------ Dataset
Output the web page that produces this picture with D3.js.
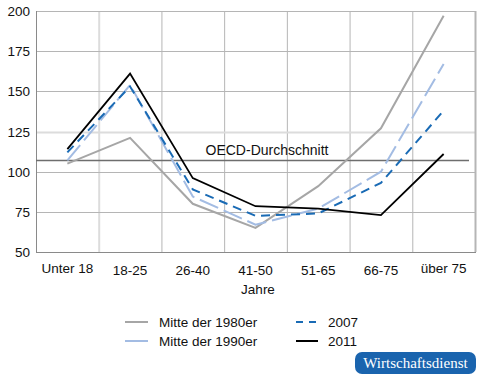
<!DOCTYPE html>
<html><head><meta charset="utf-8">
<script src="https://cdn.jsdelivr.net/npm/d3@7"></script>
<style>body{margin:0;background:#fff}svg{display:block}text{font-family:"Liberation Sans",Arial,sans-serif}text.badge{font-family:"Liberation Serif","DejaVu Serif",serif}</style>
</head><body><svg id="c" width="485" height="378"></svg>
<script>
const categories = ["Unter 18","18-25","26-40","41-50","51-65","66-75","über 75"];
const yTicks = [50,75,100,125,150,175,200];
const mitte1980 = [105,121,80,65,91,127,197];
const mitte1990 = [107,154,84.5,67,77,100,167];
const s2007 = [112,153,89,72.5,74,93,138];
const s2011 = [114,161,96,78.5,77,73,111];
const oecd = 107.5;
const seriesNames = ["Mitte der 1980er","Mitte der 1990er","2007","2011"];

const svg = d3.select("#c");
const L=36,R=475,T=11,B=252;
const x = d3.scaleBand().domain(categories).range([L,R]);
const y = d3.scaleLinear().domain([50,200]).range([B,T]);

const g = svg.append("g");
// grid
g.selectAll(".vg").data(categories.slice(1)).enter().append("line")
 .attr("x1",d=>x(d)+0.5).attr("x2",d=>x(d)+0.5).attr("y1",T).attr("y2",B)
 .attr("stroke",(d,i)=>i===0?"#dcdcdc":"#b5b5b5").attr("stroke-width",(d,i)=>i===0?2:1);
g.selectAll(".hg").data(yTicks.slice(1)).enter().append("line")
 .attr("x1",L).attr("x2",R).attr("y1",d=>Math.round(y(d))+0.5).attr("y2",d=>Math.round(y(d))+0.5)
 .attr("stroke",d=>d===125?"#dcdcdc":"#b5b5b5").attr("stroke-width",d=>d===125?2:1);
// right border
g.append("line").attr("x1",R+0.5).attr("x2",R+0.5).attr("y1",T).attr("y2",B).attr("stroke","#b5b5b5").attr("stroke-width",2);
// axes
g.append("line").attr("x1",L+0.5).attr("x2",L+0.5).attr("y1",T).attr("y2",B+0.5).attr("stroke","#8a8a8a");
g.append("line").attr("x1",L).attr("x2",R+1).attr("y1",B+0.5).attr("y2",B+0.5).attr("stroke","#8a8a8a");

// y labels
g.selectAll(".yl").data(yTicks).enter().append("text")
 .attr("x",30).attr("y",d=>y(d)+5).attr("text-anchor","end").attr("font-size",13.5).attr("fill","#111").text(d=>d);
// x labels
g.selectAll(".xl").data(categories).enter().append("text")
 .attr("x",d=>x(d)+x.bandwidth()/2).attr("y",(d,i)=>i===0||i===6?273:275).attr("text-anchor","middle")
 .attr("font-size",13.5).attr("fill","#111").text(d=>d);
g.append("text").attr("x",258).attr("y",294).attr("text-anchor","middle").attr("font-size",13.5).attr("fill","#111").text("Jahre");

// OECD line
g.append("line").attr("x1",L).attr("x2",469).attr("y1",Math.round(y(oecd))+0.5).attr("y2",Math.round(y(oecd))+0.5).attr("stroke","#6e6e6e").attr("stroke-width",1.3);
g.append("text").attr("x",267).attr("y",y(oecd)-5).attr("text-anchor","middle").attr("font-size",14).attr("fill","#111").text("OECD-Durchschnitt");

const line = d3.line().x((d,i)=>x(categories[i])+x.bandwidth()/2).y(d=>y(d));
const styles = [
 {data:mitte1980,color:"#a6a6a6",w:2,dash:null},
 {data:mitte1990,color:"#a3bce3",w:2,dash:"20,6"},
 {data:s2007,color:"#1a6bb5",w:2,dash:"9,6"},
 {data:s2011,color:"#000",w:1.8,dash:null}
];
styles.forEach(s=>{
 g.append("path").datum(s.data).attr("d",line).attr("fill","none").attr("stroke",s.color)
  .attr("stroke-width",s.w).attr("stroke-dasharray",s.dash).attr("stroke-linejoin","miter");
});

// legend
const leg = [
 {name:seriesNames[0],color:"#a6a6a6",dash:null,x1:125,x2:148,tx:159,y:322},
 {name:seriesNames[1],color:"#a3bce3",dash:null,x1:125,x2:148,tx:159,y:341},
 {name:seriesNames[2],color:"#1a6bb5",dash:"7,6",x1:296,x2:318,tx:328,y:322},
 {name:seriesNames[3],color:"#000",dash:null,x1:296,x2:318,tx:328,y:341}
];
leg.forEach(l=>{
 g.append("line").attr("x1",l.x1).attr("x2",l.x2).attr("y1",l.y).attr("y2",l.y).attr("stroke",l.color).attr("stroke-width",2).attr("stroke-dasharray",l.dash);
 g.append("text").attr("x",l.tx).attr("y",l.y+5).attr("font-size",13.5).attr("fill","#111").text(l.name);
});

// badge
g.append("rect").attr("x",355).attr("y",352).attr("width",121).attr("height",22).attr("rx",7).attr("fill","#1a64ae");
g.append("text").attr("class","badge").attr("x",415.5).attr("y",368).attr("text-anchor","middle").attr("font-size",15)
 .attr("fill","#fff").text("Wirtschaftsdienst");
</script></body></html>
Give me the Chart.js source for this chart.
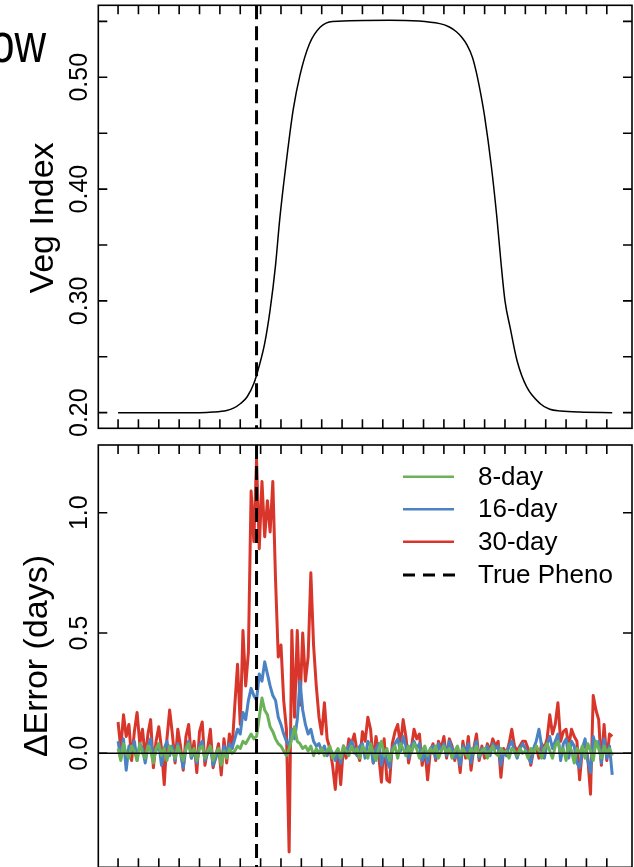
------------
## Stated exercise
Beginning with the first line of the records above, extract each line exactly through the line that holds "const y = d3.scaleLinear().domain([50,200]).range([B,T]);", both ends included. Omit pictures.

## Reply
Output the web page that produces this picture with D3.js.
<!DOCTYPE html>
<html><head><meta charset="utf-8">
<script src="https://cdn.jsdelivr.net/npm/d3@7"></script>
<style>body{margin:0;background:#fff}svg{display:block}text{font-family:"Liberation Sans",Arial,sans-serif}text.badge{font-family:"Liberation Serif","DejaVu Serif",serif}</style>
</head><body><svg id="c" width="485" height="378"></svg>
<script>
const categories = ["Unter 18","18-25","26-40","41-50","51-65","66-75","über 75"];
const yTicks = [50,75,100,125,150,175,200];
const mitte1980 = [105,121,80,65,91,127,197];
const mitte1990 = [107,154,84.5,67,77,100,167];
const s2007 = [112,153,89,72.5,74,93,138];
const s2011 = [114,161,96,78.5,77,73,111];
const oecd = 107.5;
const seriesNames = ["Mitte der 1980er","Mitte der 1990er","2007","2011"];

const svg = d3.select("#c");
const L=36,R=475,T=11,B=252;
const x = d3.scaleBand().domain(categories).range([L,R]);
const y = d3.scaleLinear().domain([50,200]).range([B,T]);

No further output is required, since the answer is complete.